Task to carry out:
Retype all material exactly. Pictures stay out of the copy.

Stored data:
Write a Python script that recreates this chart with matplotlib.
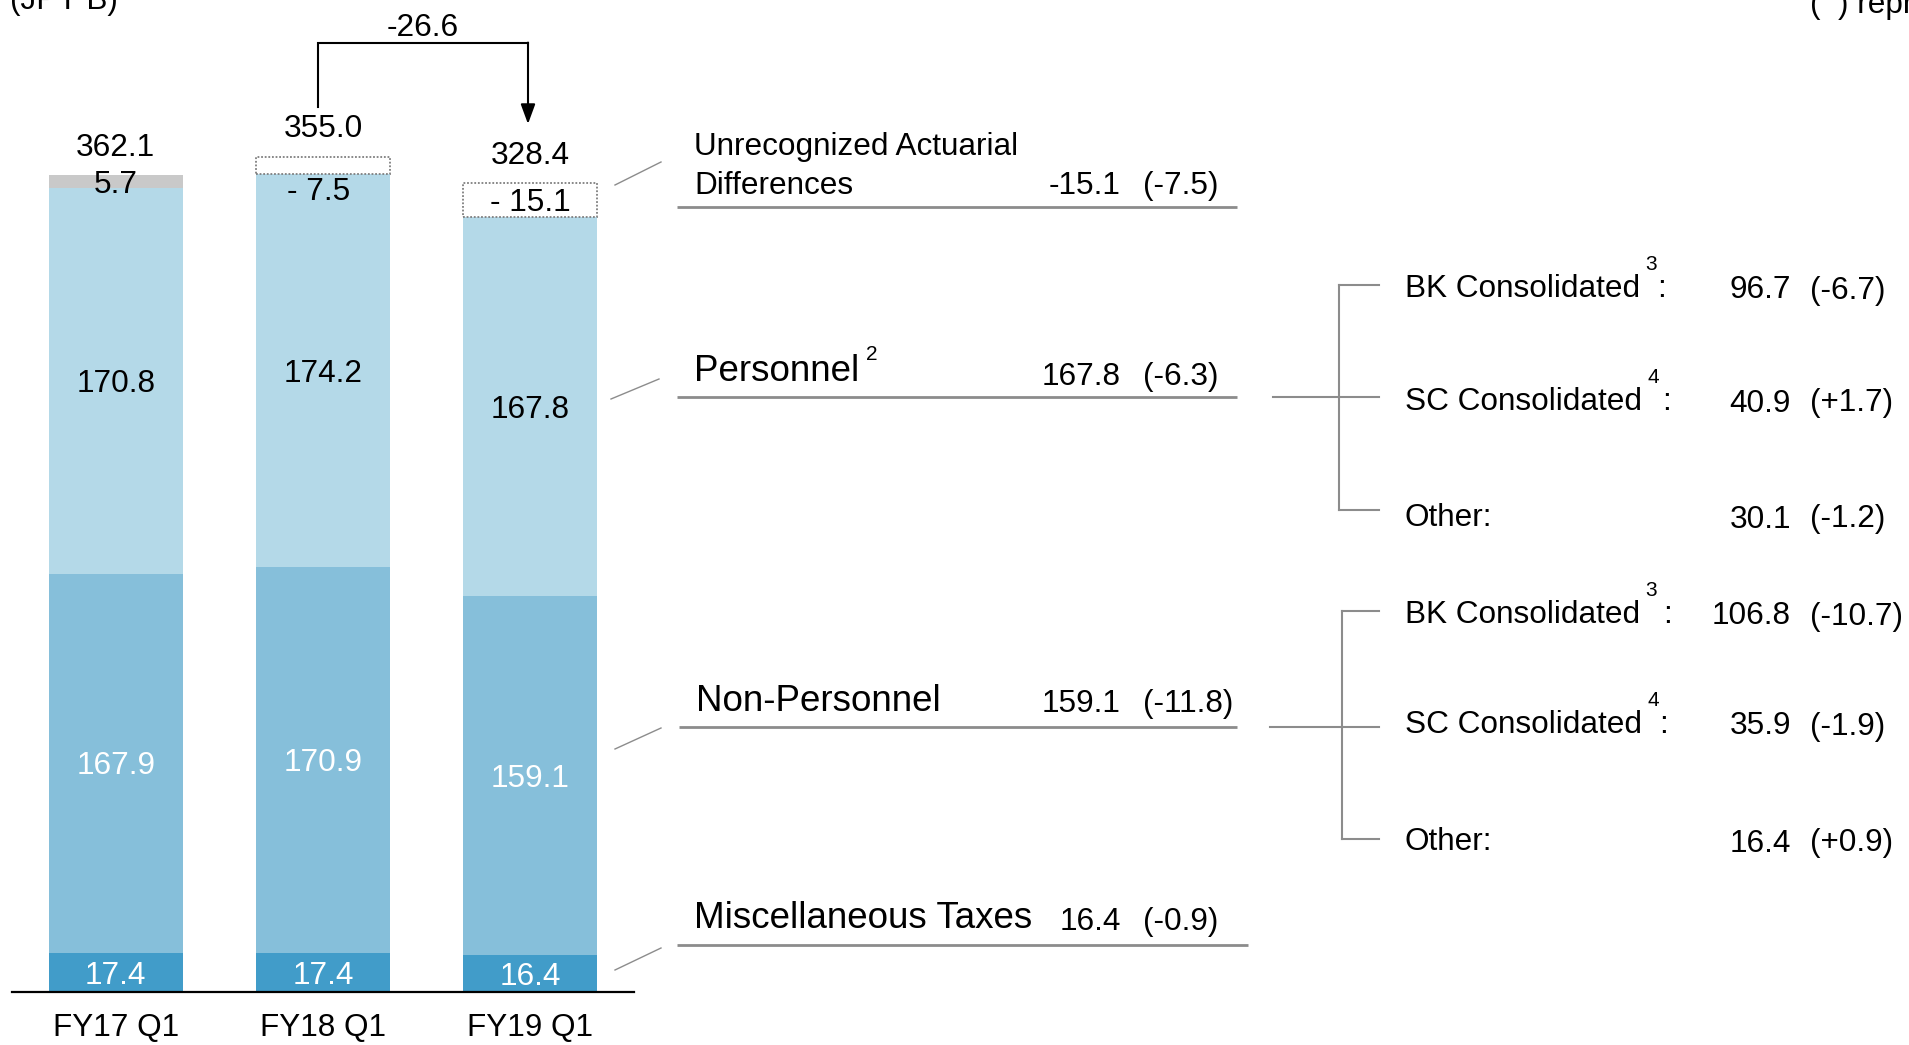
import numpy as np
import matplotlib
matplotlib.use("Agg")
import matplotlib.pyplot as plt

plt.rcParams['font.family'] = ['Liberation Sans', 'DejaVu Sans']

# ---------------- data ----------------
periods = ["FY17 Q1", "FY18 Q1", "FY19 Q1"]
misc_taxes = [17.4, 17.4, 16.4]
non_personnel = [167.9, 170.9, 159.1]
personnel = [170.8, 174.2, 167.8]
actuarial = [5.7, -7.5, -15.1]
totals = [362.1, 355.0, 328.4]
total_change = -26.6

main_labels = ["Unrecognized Actuarial\nDifferences", "Personnel", "Non-Personnel", "Miscellaneous Taxes"]
main_values = [-15.1, 167.8, 159.1, 16.4]
main_changes = [-7.5, -6.3, -11.8, -0.9]

sub_labels = ["BK Consolidated", "SC Consolidated", "Other:"]
sub_notes = ["3", "4", ""]
pers_sub_values = [96.7, 40.9, 30.1]
pers_sub_changes = [-6.7, 1.7, -1.2]
nonp_sub_values = [106.8, 35.9, 16.4]
nonp_sub_changes = [-10.7, -1.9, 0.9]

# ---------------- style ----------------
W, H = 1909, 1045
C_MISC = "#419CC9"
C_NONP = "#86BFDA"
C_PERS = "#B4D9E8"
C_GRAY = "#C9C9C9"
C_LINE = "#8C8C8C"
FS = 22.7
FS_BIG = 26.5
FS_SUP = 15
HALF_CAP = -8.1  # points: baseline offset so digits are visually centred

fig = plt.figure(figsize=(W / 100, H / 100), dpi=100)

# ---------------- bars ----------------
ax = fig.add_axes([12 / W, 53 / H, 622 / W, 948 / H])
x = np.arange(len(periods))
bw = 0.646
misc = np.array(misc_taxes)
nonp = np.array(non_personnel)
pers = np.array(personnel)
ax.bar(x, misc, bw, color=C_MISC, zorder=2)
ax.bar(x, nonp, bw, bottom=misc, color=C_NONP, zorder=2)
b2 = misc + nonp
ax.bar(x, pers, bw, bottom=b2, color=C_PERS, zorder=2)
b3 = b2 + pers


def centred(xi, yi, s, color="black", dx=0):
    ax.annotate(s, xy=(xi, yi), xytext=(dx, HALF_CAP), textcoords="offset points",
                ha="center", va="baseline", color=color, fontsize=FS, zorder=4)


for i in range(len(periods)):
    centred(x[i], misc[i] / 2, f"{misc[i]:.1f}", "white")
    centred(x[i], misc[i] + nonp[i] / 2, f"{nonp[i]:.1f}", "white")
    centred(x[i], b2[i] + pers[i] / 2, f"{pers[i]:.1f}", "black")
    a = actuarial[i]
    if a > 0:
        ax.bar(x[i], a, bw, bottom=b3[i], color=C_GRAY, zorder=2)
        centred(x[i], b3[i] + a / 2, f"{a:.1f}")
        top = b3[i] + a
    else:
        ax.bar(x[i], -a, bw, bottom=b3[i], facecolor="white", edgecolor="#7F7F7F",
               linestyle=(0, (1, 1)), linewidth=1.3, zorder=3)
        if -a < 10:
            ax.annotate(f"- {abs(a):.1f}", xy=(x[i], b3[i]), xytext=(-3, -19), textcoords="offset points",
                        ha="center", va="baseline", fontsize=FS, zorder=4)
        else:
            centred(x[i], b3[i] - a / 2, f"- {abs(a):.1f}")
        top = b3[i] - a
    ax.annotate(f"{totals[i]:.1f}", xy=(x[i], top), xytext=(0, 14), textcoords="offset points",
                ha="center", va="baseline", fontsize=FS)

ax.set_xlim(-0.5, 2.5)
ax.set_ylim(0, 420)
for s in ["top", "left", "right"]:
    ax.spines[s].set_visible(False)
ax.spines["bottom"].set_color("black")
ax.spines["bottom"].set_linewidth(1.6)
ax.set_yticks([])
ax.set_xticks(x)
ax.set_xticklabels(periods, fontsize=FS)
ax.tick_params(axis="x", length=0, pad=15)
ax.patch.set_visible(False)

# ---------------- overlay (pixel layout) ----------------
ov = fig.add_axes([0, 0, 1, 1])
ov.set_xlim(0, W)
ov.set_ylim(H, 0)
ov.axis("off")


def txt(xp, yp, s, **kw):
    kw.setdefault("fontsize", FS)
    kw.setdefault("va", "baseline")
    return ov.text(xp, yp, s, clip_on=False, **kw)


txt(10, 9, "(JPY B)")
txt(1810, 13, "(  ) represents changes from the previous year")

# bracket with arrow
ov.plot([318, 318, 528], [107, 42.6, 42.6], color="black", lw=1.5, solid_joinstyle="miter")
ov.annotate("", xy=(528, 124), xytext=(528, 42.6),
            arrowprops=dict(arrowstyle="-|>,head_length=0.6,head_width=0.22", color="black", lw=1.5,
                            mutation_scale=20, shrinkA=0, shrinkB=0))
txt(422.5, 36.5, f"{total_change:.1f}", ha="center")

# leader lines
leaders = [((615, 185), (661, 162)), ((611, 399), (659, 379)), ((615, 749), (661, 728)), ((615, 970), (661, 948))]
for (x0, y0), (x1, y1) in leaders:
    ov.plot([x0, x1], [y0, y1], color=C_LINE, lw=1.0)

# underlines
unders = [(677, 1237, 207), (677, 1237, 397), (679, 1237, 727), (677, 1248, 945)]
for x0, x1, yy in unders:
    ov.plot([x0, x1], [yy, yy], color=C_LINE, lw=2.0, solid_capstyle="butt")

# main labels
lab_base = [193.6, 381, 711, 927.7]
val_base = [193.6, 384.7, 712, 930]
lab_x = [694, 694, 696, 694]
lab_fs = [FS, FS_BIG, FS_BIG, FS_BIG]
for k in range(4):
    lines = main_labels[k].split("\n")
    if len(lines) == 2:
        txt(lab_x[k], lab_base[k] - 39, lines[0], fontsize=lab_fs[k])
        t = txt(lab_x[k], lab_base[k], lines[1], fontsize=lab_fs[k])
    else:
        t = txt(lab_x[k], lab_base[k], lines[0], fontsize=lab_fs[k])
    if main_labels[k] == "Personnel":
        ov.annotate("2", xy=(1, 360), xycoords=(t, "data"), xytext=(5, 0), textcoords="offset points",
                    fontsize=FS_SUP, va="baseline", ha="left")
    c = main_changes[k]
    txt(1121, val_base[k], f"{main_values[k]:.1f}", ha="right")
    txt(1143, val_base[k], f"(+{c:.1f})" if c > 0 else f"({c:.1f})", ha="left")


# trees
def tree(hx0, vx, branch_y, base_y, values, changes, colon_gaps):
    ov.plot([hx0, vx], [branch_y[1], branch_y[1]], color=C_LINE, lw=1.5)
    ov.plot([vx, vx], [branch_y[0], branch_y[2]], color=C_LINE, lw=1.5)
    for by in branch_y:
        ov.plot([vx, 1379], [by, by], color=C_LINE, lw=1.5)
    for j in range(3):
        t = txt(1405, base_y[j], sub_labels[j])
        if sub_notes[j]:
            s = ov.annotate(sub_notes[j], xy=(1, base_y[j] - 27), xycoords=(t, "data"), xytext=(4, 0),
                            textcoords="offset points", fontsize=FS_SUP, va="baseline", ha="left")
            ov.annotate(":", xy=(1, base_y[j]), xycoords=(s, "data"), xytext=(colon_gaps[j], 0),
                        textcoords="offset points", fontsize=FS, va="baseline", ha="left")
        txt(1791, base_y[j] + 1.5, f"{values[j]:.1f}", ha="right")
        c = changes[j]
        txt(1810, base_y[j] + 1.5, f"(+{c:.1f})" if c > 0 else f"({c:.1f})", ha="left")


tree(1273, 1339, [285, 397, 510], [297, 410, 526], pers_sub_values, pers_sub_changes, [0, 2])
tree(1270, 1342, [611, 727, 839], [623, 733, 850], nonp_sub_values, nonp_sub_changes, [4, 0])

fig.savefig("out.png", dpi=100)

Right answer:
Write a Python script that recreates this chart with matplotlib.
import numpy as np
import matplotlib
matplotlib.use("Agg")
import matplotlib.pyplot as plt

plt.rcParams['font.family'] = ['Liberation Sans', 'DejaVu Sans']

# ---------------- data ----------------
periods = ["FY17 Q1", "FY18 Q1", "FY19 Q1"]
misc_taxes = [17.4, 17.4, 16.4]
non_personnel = [167.9, 170.9, 159.1]
personnel = [170.8, 174.2, 167.8]
actuarial = [5.7, -7.5, -15.1]
totals = [362.1, 355.0, 328.4]
total_change = -26.6

main_labels = ["Unrecognized Actuarial\nDifferences", "Personnel", "Non-Personnel", "Miscellaneous Taxes"]
main_values = [-15.1, 167.8, 159.1, 16.4]
main_changes = [-7.5, -6.3, -11.8, -0.9]

sub_labels = ["BK Consolidated", "SC Consolidated", "Other:"]
sub_notes = ["3", "4", ""]
pers_sub_values = [96.7, 40.9, 30.1]
pers_sub_changes = [-6.7, 1.7, -1.2]
nonp_sub_values = [106.8, 35.9, 16.4]
nonp_sub_changes = [-10.7, -1.9, 0.9]

# ---------------- style ----------------
W, H = 1909, 1045
C_MISC = "#419CC9"
C_NONP = "#86BFDA"
C_PERS = "#B4D9E8"
C_GRAY = "#C9C9C9"
C_LINE = "#8C8C8C"
FS = 22.7
FS_BIG = 26.5
FS_SUP = 15
HALF_CAP = -8.1  # points: baseline offset so digits are visually centred

fig = plt.figure(figsize=(W / 100, H / 100), dpi=100)

# ---------------- bars ----------------
ax = fig.add_axes([12 / W, 53 / H, 622 / W, 948 / H])
x = np.arange(len(periods))
bw = 0.646
misc = np.array(misc_taxes)
nonp = np.array(non_personnel)
pers = np.array(personnel)
ax.bar(x, misc, bw, color=C_MISC, zorder=2)
ax.bar(x, nonp, bw, bottom=misc, color=C_NONP, zorder=2)
b2 = misc + nonp
ax.bar(x, pers, bw, bottom=b2, color=C_PERS, zorder=2)
b3 = b2 + pers


def centred(xi, yi, s, color="black", dx=0):
    ax.annotate(s, xy=(xi, yi), xytext=(dx, HALF_CAP), textcoords="offset points",
                ha="center", va="baseline", color=color, fontsize=FS, zorder=4)


for i in range(len(periods)):
    centred(x[i], misc[i] / 2, f"{misc[i]:.1f}", "white")
    centred(x[i], misc[i] + nonp[i] / 2, f"{nonp[i]:.1f}", "white")
    centred(x[i], b2[i] + pers[i] / 2, f"{pers[i]:.1f}", "black")
    a = actuarial[i]
    if a > 0:
        ax.bar(x[i], a, bw, bottom=b3[i], color=C_GRAY, zorder=2)
        centred(x[i], b3[i] + a / 2, f"{a:.1f}")
        top = b3[i] + a
    else:
        ax.bar(x[i], -a, bw, bottom=b3[i], facecolor="white", edgecolor="#7F7F7F",
               linestyle=(0, (1, 1)), linewidth=1.3, zorder=3)
        if -a < 10:
            ax.annotate(f"- {abs(a):.1f}", xy=(x[i], b3[i]), xytext=(-3, -19), textcoords="offset points",
                        ha="center", va="baseline", fontsize=FS, zorder=4)
        else:
            centred(x[i], b3[i] - a / 2, f"- {abs(a):.1f}")
        top = b3[i] - a
    ax.annotate(f"{totals[i]:.1f}", xy=(x[i], top), xytext=(0, 14), textcoords="offset points",
                ha="center", va="baseline", fontsize=FS)

ax.set_xlim(-0.5, 2.5)
ax.set_ylim(0, 420)
for s in ["top", "left", "right"]:
    ax.spines[s].set_visible(False)
ax.spines["bottom"].set_color("black")
ax.spines["bottom"].set_linewidth(1.6)
ax.set_yticks([])
ax.set_xticks(x)
ax.set_xticklabels(periods, fontsize=FS)
ax.tick_params(axis="x", length=0, pad=15)
ax.patch.set_visible(False)

# ---------------- overlay (pixel layout) ----------------
ov = fig.add_axes([0, 0, 1, 1])
ov.set_xlim(0, W)
ov.set_ylim(H, 0)
ov.axis("off")


def txt(xp, yp, s, **kw):
    kw.setdefault("fontsize", FS)
    kw.setdefault("va", "baseline")
    return ov.text(xp, yp, s, clip_on=False, **kw)


txt(10, 9, "(JPY B)")
txt(1810, 13, "(  ) represents changes from the previous year")

# bracket with arrow
ov.plot([318, 318, 528], [107, 42.6, 42.6], color="black", lw=1.5, solid_joinstyle="miter")
ov.annotate("", xy=(528, 124), xytext=(528, 42.6),
            arrowprops=dict(arrowstyle="-|>,head_length=0.6,head_width=0.22", color="black", lw=1.5,
                            mutation_scale=20, shrinkA=0, shrinkB=0))
txt(422.5, 36.5, f"{total_change:.1f}", ha="center")

# leader lines
leaders = [((615, 185), (661, 162)), ((611, 399), (659, 379)), ((615, 749), (661, 728)), ((615, 970), (661, 948))]
for (x0, y0), (x1, y1) in leaders:
    ov.plot([x0, x1], [y0, y1], color=C_LINE, lw=1.0)

# underlines
unders = [(677, 1237, 207), (677, 1237, 397), (679, 1237, 727), (677, 1248, 945)]
for x0, x1, yy in unders:
    ov.plot([x0, x1], [yy, yy], color=C_LINE, lw=2.0, solid_capstyle="butt")

# main labels
lab_base = [193.6, 381, 711, 927.7]
val_base = [193.6, 384.7, 712, 930]
lab_x = [694, 694, 696, 694]
lab_fs = [FS, FS_BIG, FS_BIG, FS_BIG]
for k in range(4):
    lines = main_labels[k].split("\n")
    if len(lines) == 2:
        txt(lab_x[k], lab_base[k] - 39, lines[0], fontsize=lab_fs[k])
        t = txt(lab_x[k], lab_base[k], lines[1], fontsize=lab_fs[k])
    else:
        t = txt(lab_x[k], lab_base[k], lines[0], fontsize=lab_fs[k])
    if main_labels[k] == "Personnel":
        ov.annotate("2", xy=(1, 360), xycoords=(t, "data"), xytext=(5, 0), textcoords="offset points",
                    fontsize=FS_SUP, va="baseline", ha="left")
    c = main_changes[k]
    txt(1121, val_base[k], f"{main_values[k]:.1f}", ha="right")
    txt(1143, val_base[k], f"(+{c:.1f})" if c > 0 else f"({c:.1f})", ha="left")


# trees
def tree(hx0, vx, branch_y, base_y, values, changes, colon_gaps):
    ov.plot([hx0, vx], [branch_y[1], branch_y[1]], color=C_LINE, lw=1.5)
    ov.plot([vx, vx], [branch_y[0], branch_y[2]], color=C_LINE, lw=1.5)
    for by in branch_y:
        ov.plot([vx, 1379], [by, by], color=C_LINE, lw=1.5)
    for j in range(3):
        t = txt(1405, base_y[j], sub_labels[j])
        if sub_notes[j]:
            s = ov.annotate(sub_notes[j], xy=(1, base_y[j] - 27), xycoords=(t, "data"), xytext=(4, 0),
                            textcoords="offset points", fontsize=FS_SUP, va="baseline", ha="left")
            ov.annotate(":", xy=(1, base_y[j]), xycoords=(s, "data"), xytext=(colon_gaps[j], 0),
                        textcoords="offset points", fontsize=FS, va="baseline", ha="left")
        txt(1791, base_y[j] + 1.5, f"{values[j]:.1f}", ha="right")
        c = changes[j]
        txt(1810, base_y[j] + 1.5, f"(+{c:.1f})" if c > 0 else f"({c:.1f})", ha="left")


tree(1273, 1339, [285, 397, 510], [297, 410, 526], pers_sub_values, pers_sub_changes, [0, 2])
tree(1270, 1342, [611, 727, 839], [623, 733, 850], nonp_sub_values, nonp_sub_changes, [4, 0])

fig.savefig("out.png", dpi=100)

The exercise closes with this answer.